Orang-orang mencatat, orang-orang hilang. Orang-orang mencatat lalu hilang. Mengapa? Sebuah peryataan dari seorang penutur senjang yang berasal dari Musi Banyuasin Kuyung Irul, atau Amrullah. Seorang penutur yang akan genap 63 tahun pada Mei 2024 ini, bagaimana bisa? Kita sepakat, yang berasal dari tulisan pasti akan abadi. Hampir yang tersisa dari kesenian maupun kebudayaan, adalah yang berasal dari tulisan. Peryataan ini tentu membuat aku tersentak, memperhatikan seorang maestro senjang yang telah menghabiskan setengah abad bersenjang. Senjang menurut pengakuannya adalah tradisi yang berkembang untuk menyampaikan nilai dan nasihat. Baik pesan untuk menandai suatu wilayah, tempat, alam, maupun dengan teks-teks lokal yang berkembang untuk menyampaikan nilai pada kebendaan tertentu seperti nilai-nilai luhur menghargai alam dan makhluknya. Senjang pada hari ini, tentu berbeda dengan senjang yang ada pada masa lalu.

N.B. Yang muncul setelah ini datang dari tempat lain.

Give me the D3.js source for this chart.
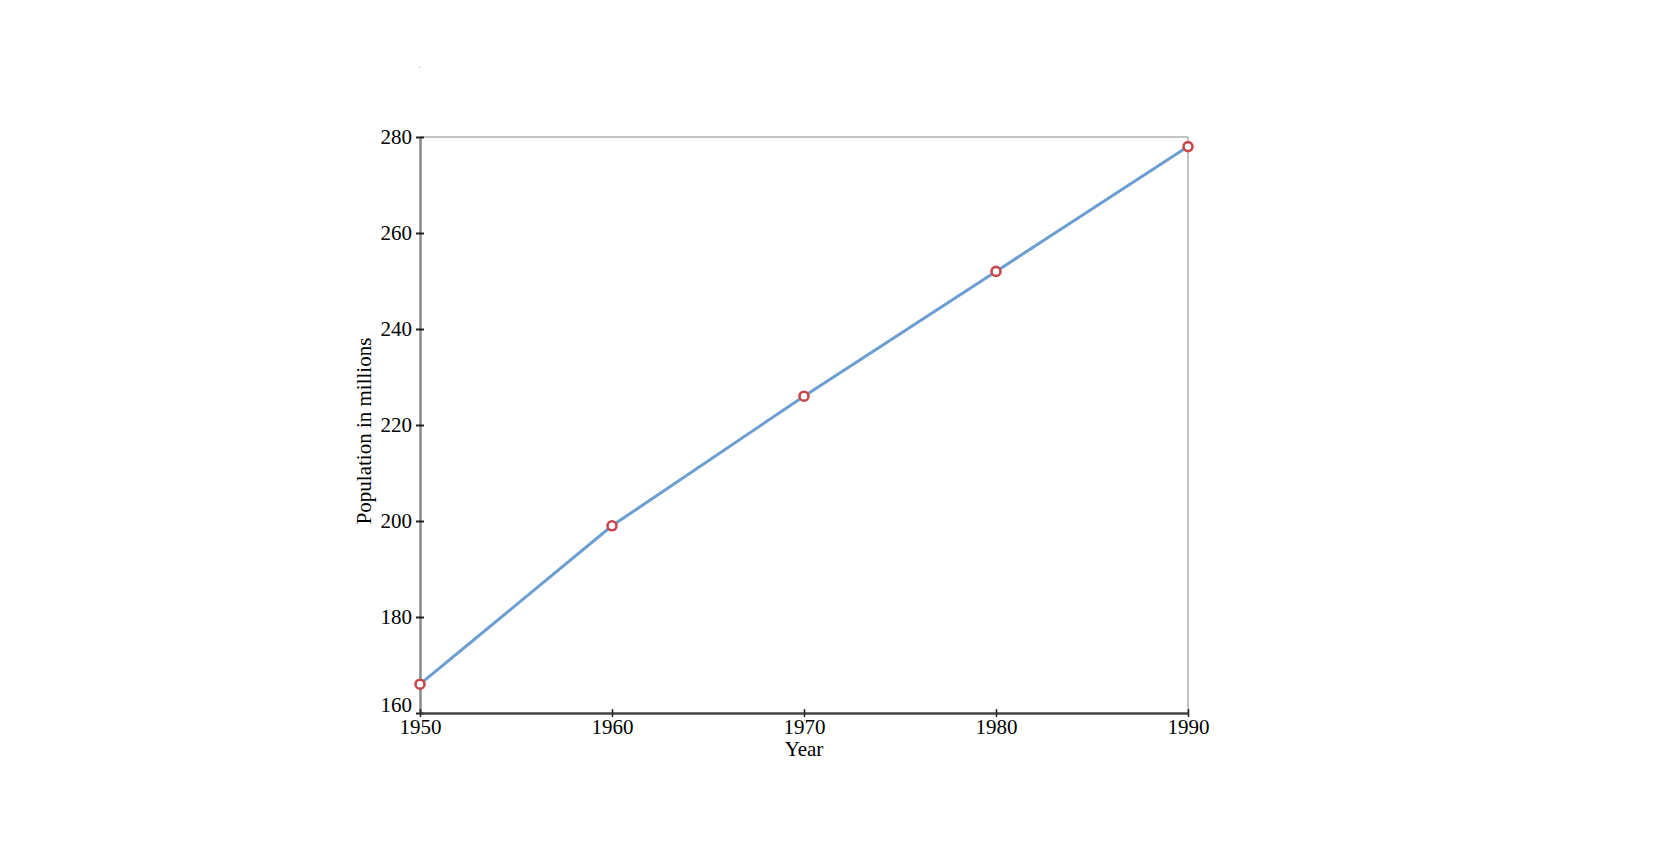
<!DOCTYPE html>
<html>
<head>
<meta charset="utf-8">
<script src="https://cdnjs.cloudflare.com/ajax/libs/d3/7.8.5/d3.min.js"></script>
<style>
  body { margin: 0; background: #fff; }
  svg text { font-family: "Liberation Serif", "DejaVu Serif", serif; fill: #000; }
</style>
</head>
<body>
<svg id="chart"></svg>
<script>
var years = [1950, 1960, 1970, 1980, 1990];
var population = [166, 199, 226, 252, 278];
var yTicks = [160, 180, 200, 220, 240, 260, 280];

var dimensions = {
    width: 1670,
    height: 863,
    margin: { top: 137, left: 420, right: 482, bottom: 150 }
};

var svg = d3.select("#chart")
            .attr("width", dimensions.width)
            .attr("height", dimensions.height)

var xScale = d3.scaleLinear()
                .domain([1950, 1990])
                .range([dimensions.margin.left, dimensions.width - dimensions.margin.right])

var yScale = d3.scaleLinear()
                .domain([160, 280])
                .range([dimensions.height - dimensions.margin.bottom, dimensions.margin.top])

// frame lines on top and right
svg.append("line")
    .attr("x1", xScale(1950)).attr("x2", xScale(1990))
    .attr("y1", yScale(280)).attr("y2", yScale(280))
    .attr("stroke", "#888").attr("stroke-width", 1)
svg.append("line")
    .attr("x1", xScale(1990)).attr("x2", xScale(1990))
    .attr("y1", yScale(280)).attr("y2", yScale(160))
    .attr("stroke", "#888").attr("stroke-width", 1)

var xAxisgen = d3.axisBottom(xScale)
                 .tickValues(years)
                 .tickFormat(d3.format("d"))
                 .tickSize(0)
                 .tickPadding(8)

var yAxisgen = d3.axisLeft(yScale)
                 .tickValues(yTicks)
                 .tickSize(0)
                 .tickPadding(8)

var yAxis = svg.append("g")
    .attr("transform", `translate(${xScale(1950)},0)`)
    .call(yAxisgen)
yAxis.select(".domain").attr("stroke", "#888").attr("stroke-width", 2.5)
yAxis.selectAll(".tick text").style("font-size", "21px")
// the bottom label sits above the axis in the original
yAxis.selectAll(".tick text").filter(function (d) { return d === 160; }).attr("dy", "-0.05em")
yAxis.selectAll(".tick").append("line")
    .attr("x1", -4).attr("x2", 4)
    .attr("stroke", "#222").attr("stroke-width", 2)

var xAxis = svg.append("g")
    .attr("transform", `translate(0,${yScale(160)})`)
    .call(xAxisgen)
xAxis.select(".domain").attr("stroke", "#444").attr("stroke-width", 2.5)
xAxis.selectAll(".tick text").style("font-size", "21px").attr("dy", "0.6em")
xAxis.selectAll(".tick").append("line")
    .attr("y1", -4).attr("y2", 4)
    .attr("stroke", "#222").attr("stroke-width", 1.5)

// axis titles
svg.append("text")
    .attr("x", xScale(1970))
    .attr("y", yScale(160) + 43)
    .attr("text-anchor", "middle")
    .style("font-size", "21px")
    .text("Year")

svg.append("text")
    .attr("transform", `translate(${xScale(1950) - 49},${(yScale(160) + yScale(280)) / 2 + 6}) rotate(-90)`)
    .attr("text-anchor", "middle")
    .style("font-size", "21px")
    .text("Population in millions")

// tiny mark above the chart
svg.append("rect")
    .attr("x", xScale(1950) - 1).attr("y", 67)
    .attr("width", 1).attr("height", 1)
    .attr("fill", "#999")

var line = d3.line()
    .x(function (d, i) { return xScale(years[i]) })
    .y(function (d) { return yScale(d) })

svg.append("path")
    .datum(population)
    .attr("d", line)
    .attr("fill", "none")
    .attr("stroke", "#6b9fd1")
    .attr("stroke-width", 3)

svg.selectAll("circle.pt")
    .data(population)
    .enter()
    .append("circle")
    .classed("pt", true)
    .attr("cx", function (d, i) { return xScale(years[i]) })
    .attr("cy", function (d) { return yScale(d) })
    .attr("r", 4.5)
    .attr("fill", "#fff")
    .attr("stroke", "#c9474b")
    .attr("stroke-width", 2.6)
</script>
</body>
</html>
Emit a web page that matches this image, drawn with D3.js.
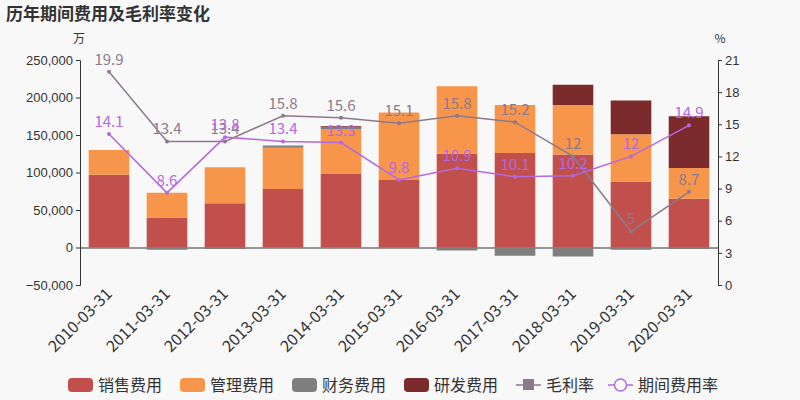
<!DOCTYPE html>
<html><head><meta charset="utf-8">
<script src="https://cdn.jsdelivr.net/npm/d3@7"></script>
<style>body{margin:0;background:#f8f8f8;font-family:"Noto Sans CJK SC","DejaVu Sans",sans-serif}</style>
</head><body><div id="chart"></div>
<script>
const years = ["2010-03-31","2011-03-31","2012-03-31","2013-03-31","2014-03-31","2015-03-31","2016-03-31","2017-03-31","2018-03-31","2019-03-31","2020-03-31"];
const sales = [97000,40000,59000,78000,98000,90000,125000,126000,124000,88000,65000];
const admin = [33000,33000,48000,55000,60000,90000,90000,64000,66000,63000,41000];
const finance = [0,-3000,-2000,3000,3000,0,-4000,-11000,-12000,-3000,-2000];
const rd = [0,0,0,0,1000,0,0,0,27000,45000,69000];
const grossMargin = [19.9,13.4,13.4,15.8,15.6,15.1,15.8,15.2,12,5,8.7];
const periodRate = [14.1,8.6,13.8,13.4,13.3,9.8,10.9,10.1,10.2,12,14.9];
const leftTicks = [-50000,0,50000,100000,150000,200000,250000];
const rightTicks = [0,3,6,9,12,15,18,21];

const W=800,H=400,L=80,R=718,T=60,B=285;
const svg=d3.select("#chart").append("svg").attr("width",W).attr("height",H);
svg.append("rect").attr("width",W).attr("height",H).attr("fill","#f8f8f8");
svg.append("text").attr("x",6).attr("y",20).text("历年期间费用及毛利率变化")
  .attr("font-size",17).attr("font-weight","bold").attr("fill","#333");

const x=d3.scaleBand().domain(years).range([L,R]).paddingInner(0.3).paddingOuter(0.15);
const y=d3.scaleLinear().domain([-50000,250000]).range([B,T]);
const y2=d3.scaleLinear().domain([0,21]).range([B,T]);

const fmt=d3.format(",");
const gl=svg.append("g").attr("transform",`translate(${L},0)`)
  .call(d3.axisLeft(y).tickValues(leftTicks).tickFormat(fmt).tickSize(4));
const gr=svg.append("g").attr("transform",`translate(${R},0)`)
  .call(d3.axisRight(y2).tickValues(rightTicks).tickSize(4));
[gl,gr].forEach(g=>{g.selectAll("text").attr("font-size",13).attr("fill","#333");
  g.selectAll("line,path").attr("stroke","#333");});
svg.append("text").attr("x",79).attr("y",43).text("万").attr("font-size",12).attr("text-anchor","middle").attr("fill","#333");
svg.append("text").attr("x",720).attr("y",43).text("%").attr("font-size",12).attr("text-anchor","middle").attr("fill","#333");

const gx=svg.append("g").attr("transform",`translate(0,${y(0)})`).call(d3.axisBottom(x).tickSize(0).tickFormat(""));
gx.select("path").attr("stroke","#333");
years.forEach(yr=>{
  svg.append("text").attr("transform",`translate(${x(yr)+x.bandwidth()/2+4},${B+10}) rotate(-45)`)
    .attr("text-anchor","end").attr("font-size",16).attr("fill","#333").text(yr);
});

const cols={sales:"#c1504d",admin:"#f7964a",finance:"#7f7f7f",rd:"#7b2b2b"};
years.forEach((yr,i)=>{
  let pos=0,neg=0;
  [["sales",sales[i]],["admin",admin[i]],["finance",finance[i]],["rd",rd[i]]].forEach(([k,v])=>{
    if(!v)return;
    let y0,y1;
    if(v>0){y0=pos;y1=pos+v;pos=y1;}else{y0=neg;y1=neg+v;neg=y1;}
    svg.append("rect").attr("x",x(yr)).attr("width",x.bandwidth())
      .attr("y",y(Math.max(y0,y1))).attr("height",Math.abs(y(y0)-y(y1))).attr("fill",cols[k]);
  });
});

const cx=d=>x(d)+x.bandwidth()/2;
function series(vals,color){
  svg.append("path").datum(vals).attr("fill","none").attr("stroke",color).attr("stroke-width",1.5)
    .attr("d",d3.line().x((d,i)=>cx(years[i])).y(d=>y2(d)));
  vals.forEach((v,i)=>{
    svg.append("circle").attr("cx",cx(years[i])).attr("cy",y2(v)).attr("r",2).attr("fill",color);
    svg.append("text").attr("x",cx(years[i])).attr("y",y2(v)-7).attr("text-anchor","middle")
      .attr("font-size",15).attr("fill",color).text(v);
  });
}
series(grossMargin,"#8c7a8c");
series(periodRate,"#b368e0");

const items=[["销售费用",cols.sales,"rect"],["管理费用",cols.admin,"rect"],["财务费用",cols.finance,"rect"],["研发费用",cols.rd,"rect"],["毛利率","#8c7a8c","sq"],["期间费用率","#b368e0","circ"]];
const widths=[112,112,112,112,92,110];
let lx=68;
items.forEach(([n,c,t],i)=>{
  const g=svg.append("g").attr("transform",`translate(${lx},385)`);
  if(t==="rect") g.append("rect").attr("x",0).attr("y",-7).attr("width",25).attr("height",14).attr("rx",4).attr("fill",c);
  else{
    g.append("line").attr("x1",0).attr("x2",25).attr("stroke",c).attr("stroke-width",1.5);
    if(t==="sq") g.append("rect").attr("x",7).attr("y",-6).attr("width",11).attr("height",11).attr("fill",c);
    else g.append("circle").attr("cx",12.5).attr("r",6).attr("fill","#fff").attr("stroke",c).attr("stroke-width",1.5);
  }
  g.append("text").attr("x",30).attr("y",6).attr("font-size",16).attr("fill","#333").text(n);
  lx+=widths[i];
});
</script></body></html>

Lanjut Amrullah, senjang adalah sebuah pesan dan nasihat yang disampaikan kepada anak atau cucu, petuah ini beranjak dari teks-teks yang tersedia pada laboratorium landscape wilayahnya. Dalam proses kreatif menulisnya, Amrullah sendiri menggunakan metode pemetaan atau pengelompokkan bahan-bahan pada teksnya. Dalam pengelompokkannya Amrullah membagi dua bagian; Percan Ulu Tani untuk menyebut bagian-bagian dari alam hutan sendiri, seperti cingkuk (Lutung), kere (Kera), imau (Harimau), boyeh (buaya), hingga antu ayo (Hantu banyu / air). Sementara pembagian untuk jenis tumbuh-tumbuhan ia menyebutnya sebagai Umput Ratai Kayu Tiwan. Metode pengelompokkan ini, merupakan cara untuk mempermudah bagaimana me-metaforakan—yang berlangsung turun temurun dari pendahulunya.

Menurut Dr. Arif Ardiansyah mengapa disebut senjang karena antara lagu dan musik tidak saling beremu, artinya kalau syair berlagu musik berhenti, kalau musik berbunyi orang yang bersenjang diam, sehingga keduanya tidak pernah bertemu. Itulah yang disebut senjang.

Sementara menurut Haris (2004:282), senjang adalah tarian yang dilakukan oleh dua orang, kadang-kadang berpasangan dengan bujang dan gadis. Senjang berupa seperti pantun yang memiliki larik-larik yang di dalamnya terdapat sampiran dan memiliki isi pada satu atau dua baris akhir.

Mengalami Pergeseran

Namun, pergeseran terhadap kesenian senjang ini juga dipengaruhi oleh perubahan-perubahan yang terjadi. Pada masa lalu, senjang digunakan untuk menasihati anak atau cucu menggunakan petuah-petuah yang dituturkan. Tetapi, pada sekarang ini senjang digunakan sebagai hiburan seperti; pernikahan, sunatan, kampanye, syukuran, persedekahan, peresmian kantor, dan juga perlombaan dalam bentuk Festival Senjang.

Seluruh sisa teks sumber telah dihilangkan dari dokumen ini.